The news today was interesting for those who believe in the value of whistleblowers and who are concerned by a trend among some governments to exclude the public from their business. Yesterday the National Post won a court ruling protecting from the RCMP documents the newspaper obtained from a confidential source. And yesterday the RCMP raided the home and office of Juliet O’Neill, the reporter for the Ottawa Citizen who broke the Maher Arar case. Their objective? Confidential documents she may have obtained from a government source–a whistleblower.

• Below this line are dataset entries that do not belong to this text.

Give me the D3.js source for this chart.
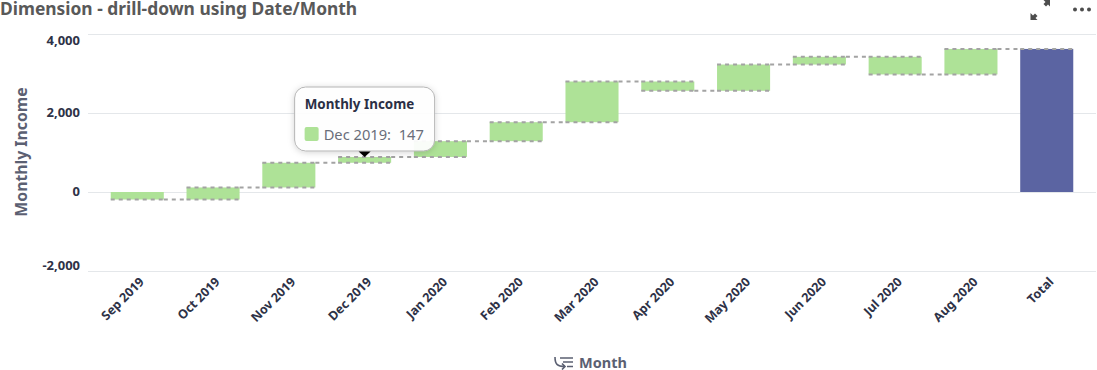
<!DOCTYPE html>
<html>
<head>
    <meta charset="UTF-8">
    <title>Dimension - drill-down using Date/Month</title>
    <script src="https://d3js.org/d3.v7.min.js"></script>
    <style>
        body { margin: 0; background: #fff; }
        text { font-family: "Noto Sans", sans-serif; }
        .grid line { stroke: #e4e7ea; stroke-width: 1; }
        .grid text { font-size: 13px; font-weight: 700; fill: #2e3247; }
        .xaxis text { font-size: 12.5px; font-weight: 700; fill: #2e3247; }
        .dash { stroke: #a3a3a3; stroke-width: 2; stroke-dasharray: 4 4; }
    </style>
</head>
<body>
    <svg id="chart" width="1097" height="370"></svg>
    <script>
        const months = ['Sep 2019', 'Oct 2019', 'Nov 2019', 'Dec 2019', 'Jan 2020', 'Feb 2020',
                        'Mar 2020', 'Apr 2020', 'May 2020', 'Jun 2020', 'Jul 2020', 'Aug 2020'];
        const monthlyIncome = [-190, 305, 625, 147, 400, 480, 1030, -235, 665, 195, -445, 645];
        const totalLabel = 'Total';
        const yTicks = [-2000, 0, 2000, 4000];

        const svg = d3.select('svg#chart');
        const margins = {left: 88, right: 1096, top: 34, bottom: 271};

        const xScale = d3.scaleBand().domain([...months, totalLabel])
                                     .range([margins.left, margins.right])
                                     .padding(0.3);
        const yScale = d3.scaleLinear().domain([-2000, 4000]).range([margins.bottom, margins.top]);

        // running total for the floating bars
        let running = 0;
        const bars = months.map((m, i) => {
            const start = running;
            running += monthlyIncome[i];
            return {name: m, start: start, end: running, total: false};
        });
        bars.push({name: totalLabel, start: 0, end: running, total: true});

        svg.append('text')
           .attr('x', 0).attr('y', 15)
           .style('font-size', '17.4px').style('font-weight', 700).style('fill', '#595959')
           .text('Dimension - drill-down using Date/Month');

        // y axis with gridlines
        const leftAxis = d3.axisLeft(yScale).tickValues(yTicks)
                           .tickSize(-(margins.right - margins.left))
                           .tickPadding(8)
                           .tickFormat(d => d3.format(',')(d).replace('\u2212', '-'));
        const gridG = svg.append('g').attr('class', 'grid')
                         .attr('transform', `translate(${margins.left},0)`)
                         .call(leftAxis);
        gridG.select('.domain').remove();
        gridG.selectAll('text').attr('dy', d => d === 4000 ? '0.8em' : d === -2000 ? '-0.1em' : '0.25em');

        // x axis
        const bottomAxis = d3.axisBottom(xScale).tickSize(0);
        const xG = svg.append('g').attr('class', 'xaxis')
                      .attr('transform', `translate(0,${margins.bottom})`)
                      .call(bottomAxis);
        xG.select('.domain').remove();
        xG.selectAll('text')
          .attr('text-anchor', 'end')
          .attr('dx', '1.75em').attr('dy', '0')
          .attr('transform', 'translate(-10,25) rotate(-45)');

        svg.append('text')
           .attr('transform', 'translate(27,152) rotate(-90)')
           .attr('text-anchor', 'middle')
           .style('font-size', '15.8px').style('font-weight', 700).style('fill', '#5b6072')
           .text('Monthly Income');

        // bars
        svg.selectAll('rect.bar')
           .data(bars)
           .enter()
           .append('rect')
           .attr('class', 'bar')
           .attr('x', d => xScale(d.name))
           .attr('y', d => yScale(Math.max(d.start, d.end)))
           .attr('width', xScale.bandwidth())
           .attr('height', d => Math.abs(yScale(d.start) - yScale(d.end)))
           .style('fill', d => d.total ? '#5b64a2' : '#aee297');

        // dashed edges on each bar, the first one has nothing above it
        const edges = bars.filter(d => !d.total).flatMap((d, i) => (i === 0 ? [d.end] : [d.start, d.end]).map(v => ({name: d.name, v: v})));
        edges.push({name: totalLabel, v: running});
        svg.selectAll('line.edge')
           .data(edges)
           .enter()
           .append('line')
           .attr('class', 'edge dash')
           .attr('x1', d => xScale(d.name))
           .attr('x2', d => xScale(d.name) + xScale.bandwidth())
           .attr('y1', d => yScale(d.v))
           .attr('y2', d => yScale(d.v));

        // connectors to the next bar
        svg.selectAll('line.link')
           .data(bars.slice(0, -1))
           .enter()
           .append('line')
           .attr('class', 'link dash')
           .attr('x1', d => xScale(d.name) + xScale.bandwidth())
           .attr('x2', (d, i) => xScale(bars[i + 1].name))
           .attr('y1', d => yScale(d.end))
           .attr('y2', d => yScale(d.end));

        // tooltip for Dec 2019
        const tipBar = bars[3];
        const tipX = xScale(tipBar.name) + xScale.bandwidth() / 2;
        const defs = svg.append('defs');
        const shadow = defs.append('filter').attr('id', 'tipShadow')
                           .attr('x', '-20%').attr('y', '-20%').attr('width', '140%').attr('height', '140%');
        shadow.append('feDropShadow').attr('dx', 0).attr('dy', 1).attr('stdDeviation', 3)
              .attr('flood-color', '#000').attr('flood-opacity', 0.18);

        const tip = svg.append('g').attr('transform', `translate(${tipX - 70},87)`);
        tip.append('rect')
           .attr('width', 140).attr('height', 64).attr('rx', 11)
           .style('fill', '#fff').style('fill-opacity', 0.93).style('stroke', '#b5b5b5').style('stroke-width', 1)
           .attr('filter', 'url(#tipShadow)');
        tip.append('path').attr('d', 'M64,64.5 L76,64.5 L70,70 Z').style('fill', '#000');
        tip.append('text').attr('x', 10).attr('y', 22)
           .style('font-size', '13.4px').style('font-weight', 700).style('fill', '#2b2f45')
           .text('Monthly Income');
        tip.append('rect').attr('x', 10).attr('y', 40).attr('width', 14).attr('height', 14).attr('rx', 2)
           .style('fill', '#aee297');
        tip.append('text').attr('x', 29).attr('y', 53)
           .style('font-size', '14.7px').style('fill', '#6a6e7a')
           .attr('xml:space', 'preserve')
           .text(`${tipBar.name}:  ${monthlyIncome[3]}`);

        // x axis title with sort icon
        const monthTitle = svg.append('g').attr('transform', 'translate(554,356)');
        monthTitle.append('path')
           .attr('d', 'M1,1 C1,8 3,10.5 11,10.5 M8,7.5 L11,10.5 L8,13.5 M6,2 H19 M9,6 H19 M13,10.5 H19')
           .style('fill', 'none').style('stroke', '#5b6072').style('stroke-width', 1.6);
        monthTitle.append('text').attr('x', 25).attr('y', 12)
           .style('font-size', '14.5px').style('font-weight', 700).style('fill', '#5b6072')
           .text('Month');

        // top right icons
        const icons = svg.append('g').style('fill', '#4d4d4d');
        icons.append('path').attr('d', 'M1030.5,13 L1033,15.5 L1035,13.5 L1037.5,16 L1035.5,18 L1037.5,20 L1030.5,20 Z');
        icons.append('path').attr('d', 'M1050,0 L1050,6.5 L1048,4.5 L1046,6.5 L1043.5,4 L1045.5,2 L1043.5,0 Z');
        icons.selectAll('circle').data([1075, 1082, 1089]).enter().append('circle')
             .attr('cx', d => d).attr('cy', 9.5).attr('r', 2);
    </script>
</body>
</html>
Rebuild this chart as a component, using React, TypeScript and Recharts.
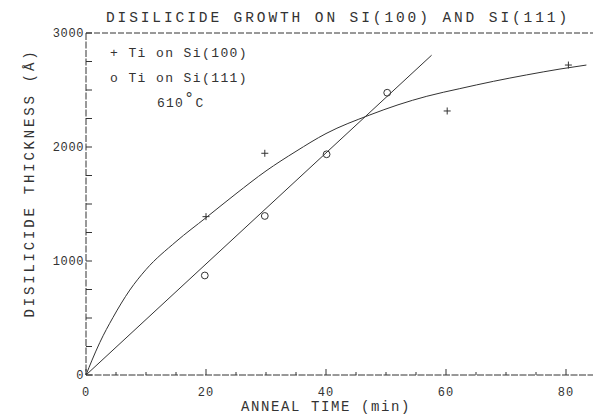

Once the RCMP finishes combing through the documents they seized from Ms. O’Neill, they may charge her under the new Security of Information Act, and may be able to find the source of the information, as well. This Act, part of the passel of “home security” legislation that appeared after the terrorist attacks on September 11, 2001, makes disclosure of certain information a serious criminal offence not only for government staff doing the disclosing (an offence already under Official Secrets legislation), but for the person receiving the information. The legislation has its critics (the head of the Canadian Civil Liberties Association uses the calls the Act, in a delightful turn of rancour, “dangerously and fatuously overbroad”) but it seems unlikely that it will be changed any time soon.

This new law, and the O’Neill case, may put a chill on the “brown envelope” network on which journalists rely. It puts whistleblowers at risk. It also reflects an increasing concern of the public with privacy and government with secrecy.

What does it all mean for land reform in BC? Nothing directly, but its fatuous overbroadness is yet another disturbing sign about the attitude of governments toward openness. After the “freedom of information” reforms of the past two decades, governments in Canada seem to be taking a turn toward secrecy. Since our province’s Freedom of Information & Protection of Privacy Act became law during the NDP’s reign in the 1990s, the NDP and now Liberal governments have resented the intrusion into their affairs. There are signs now–most notably Ken Dobell’s speech at a conference in September–that the government may be trying to curb the meaning of the legislation. This mood of secrecy cannot be good for those on the outside of the government’s processes–such as, for example, those who want to see community-based sustainable land reform in BC.